Robert Arneson

Whistling in the Dark

Not on view



Glazed terra-cotta

Overall: 34 1/4 × 21 1/4 × 21 15/16in. (87 × 54 × 55.7 cm)

Accession number

Credit line
Whitney Museum of American Art, New York; purchase, with funds from Frances and Sydney Lewis

Rights and reproductions
© Estate of Robert Arneson / Licensed by VAGA at Artists Rights Society (ARS), New York


A pioneering California ceramicist, Robert Arneson completed numerous monumental portrait heads during the 1970s. Like much of the artist’s work from this period, Whistling in the Dark depicts Arneson himself. This terracotta head,  which the artist darkened by closing the gas kiln more than would have been customary, wears a relatively subdued expression compared to other works from the same period depicting Arneson’s grotesquely manipulated visage. Whistling includes no gesture, antisocial or otherwise; the head is upright and intact, and the face is not contorted.
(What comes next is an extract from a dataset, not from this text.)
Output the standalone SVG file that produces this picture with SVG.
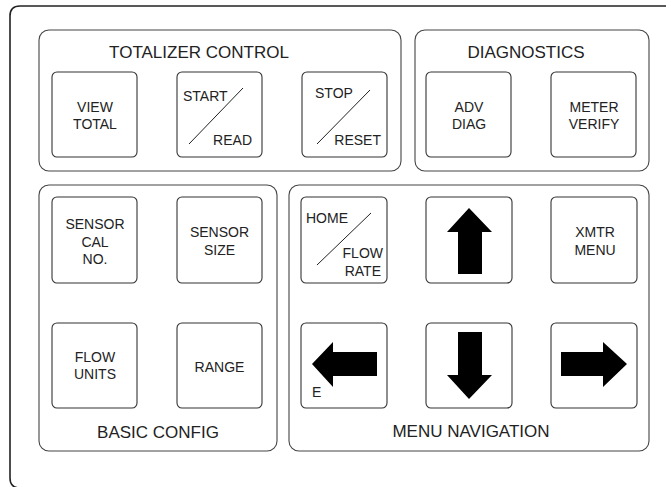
<svg xmlns="http://www.w3.org/2000/svg" width="671" height="487" viewBox="0 0 671 487">
<style>
.frame{fill:none;stroke:#222;stroke-width:1.6}
.grp{fill:#fff;stroke:#444;stroke-width:1.1}
.btn{fill:#fff;stroke:#333;stroke-width:1.1}
.t{font-family:"Liberation Sans",Arial,sans-serif;font-size:14px;fill:#222}
.c{text-anchor:middle}
.e{text-anchor:end}
.title{font-family:"Liberation Sans",Arial,sans-serif;font-size:17px;fill:#222;text-anchor:middle}
.slash{stroke:#222;stroke-width:1}
.arrow{fill:#000}
</style>
<rect width="671" height="487" fill="#fff"/>
<path class="frame" d="M666 6 H20 Q10 6 10 16 V478 Q10 488 20 488"/>

<g id="totalizer-control">
<rect class="grp" x="39" y="30" width="362" height="141" rx="10"/>
<text class="title" x="199" y="58">TOTALIZER CONTROL</text>
</g>
<g id="diagnostics">
<rect class="grp" x="415" y="30" width="234" height="141" rx="10"/>
<text class="title" x="526" y="58">DIAGNOSTICS</text>
</g>
<g id="basic-config">
<rect class="grp" x="39" y="185" width="238" height="266" rx="10"/>
<text class="title" x="158" y="438">BASIC CONFIG</text>
</g>
<g id="menu-navigation">
<rect class="grp" x="289" y="185" width="360" height="266" rx="10"/>
<text class="title" x="471" y="437">MENU NAVIGATION</text>
</g>

<g id="view-total">
<rect class="btn" x="52" y="72" width="85" height="85" rx="5"/>
<text class="t c" x="95" y="112">VIEW</text>
<text class="t c" x="95" y="129">TOTAL</text>
</g>
<g id="start-read">
<rect class="btn" x="177" y="72" width="85" height="85" rx="5"/>
<text class="t" x="183" y="101">START</text>
<line class="slash" x1="189" y1="144" x2="243" y2="88"/>
<text class="t e" x="252" y="145">READ</text>
</g>
<g id="stop-reset">
<rect class="btn" x="302" y="72" width="85" height="85" rx="5"/>
<text class="t" x="315" y="98">STOP</text>
<line class="slash" x1="317" y1="144" x2="370" y2="90"/>
<text class="t e" x="381" y="145">RESET</text>
</g>
<g id="adv-diag">
<rect class="btn" x="426" y="72" width="85" height="85" rx="5"/>
<text class="t c" x="469" y="112">ADV</text>
<text class="t c" x="469" y="129">DIAG</text>
</g>
<g id="meter-verify">
<rect class="btn" x="551" y="72" width="85" height="85" rx="5"/>
<text class="t c" x="594" y="112">METER</text>
<text class="t c" x="594" y="129">VERIFY</text>
</g>

<g id="sensor-cal-no">
<rect class="btn" x="52" y="197" width="85" height="86" rx="5"/>
<text class="t c" x="95" y="229">SENSOR</text>
<text class="t c" x="95" y="247">CAL</text>
<text class="t c" x="95" y="264">NO.</text>
</g>
<g id="sensor-size">
<rect class="btn" x="177" y="197" width="85" height="86" rx="5"/>
<text class="t c" x="219.5" y="237">SENSOR</text>
<text class="t c" x="219.5" y="255">SIZE</text>
</g>
<g id="flow-units">
<rect class="btn" x="52" y="323" width="85" height="85" rx="5"/>
<text class="t c" x="95" y="362">FLOW</text>
<text class="t c" x="95" y="379">UNITS</text>
</g>
<g id="range">
<rect class="btn" x="177" y="323" width="85" height="85" rx="5"/>
<text class="t c" x="219.5" y="372">RANGE</text>
</g>

<g id="home-flow-rate">
<rect class="btn" x="301" y="197" width="86" height="86" rx="5"/>
<text class="t" x="306" y="223">HOME</text>
<line class="slash" x1="317" y1="265" x2="371" y2="213"/>
<text class="t e" x="383" y="258">FLOW</text>
<text class="t e" x="381" y="276">RATE</text>
</g>
<g id="up">
<rect class="btn" x="426" y="197" width="86" height="86" rx="5"/>
<polygon class="arrow" points="469,208 492,232 482,232 482,274 458,274 458,232 447,232"/>
</g>
<g id="xmtr-menu">
<rect class="btn" x="551" y="197" width="86" height="86" rx="5"/>
<text class="t c" x="595" y="237">XMTR</text>
<text class="t c" x="595" y="255">MENU</text>
</g>
<g id="left-e">
<rect class="btn" x="301" y="323" width="86" height="85" rx="5"/>
<polygon class="arrow" points="312,364 333,342 333,352 377,352 377,376 333,376 333,387"/>
<text class="t" x="312" y="397">E</text>
</g>
<g id="down">
<rect class="btn" x="426" y="323" width="86" height="85" rx="5"/>
<polygon class="arrow" points="458,332 482,332 482,375 492,375 469,399 447,375 458,375"/>
</g>
<g id="right">
<rect class="btn" x="551" y="323" width="86" height="85" rx="5"/>
<polygon class="arrow" points="561,352 603,352 603,342 627,364 603,387 603,376 561,376"/>
</g>
<g id="connectors"/>
</svg>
Nonetheless—perhaps owing to the pose’s origin as a magazine photograph—the bust appears uncomfortably fixed, and the short, round yellow pedestal itself assumes an almost vise-like appearance. Yet Arneson’s title, which wraps around the support, suggests a more positive valence: to be “whistling in the dark” is to have confidence in a situation, despite the odds.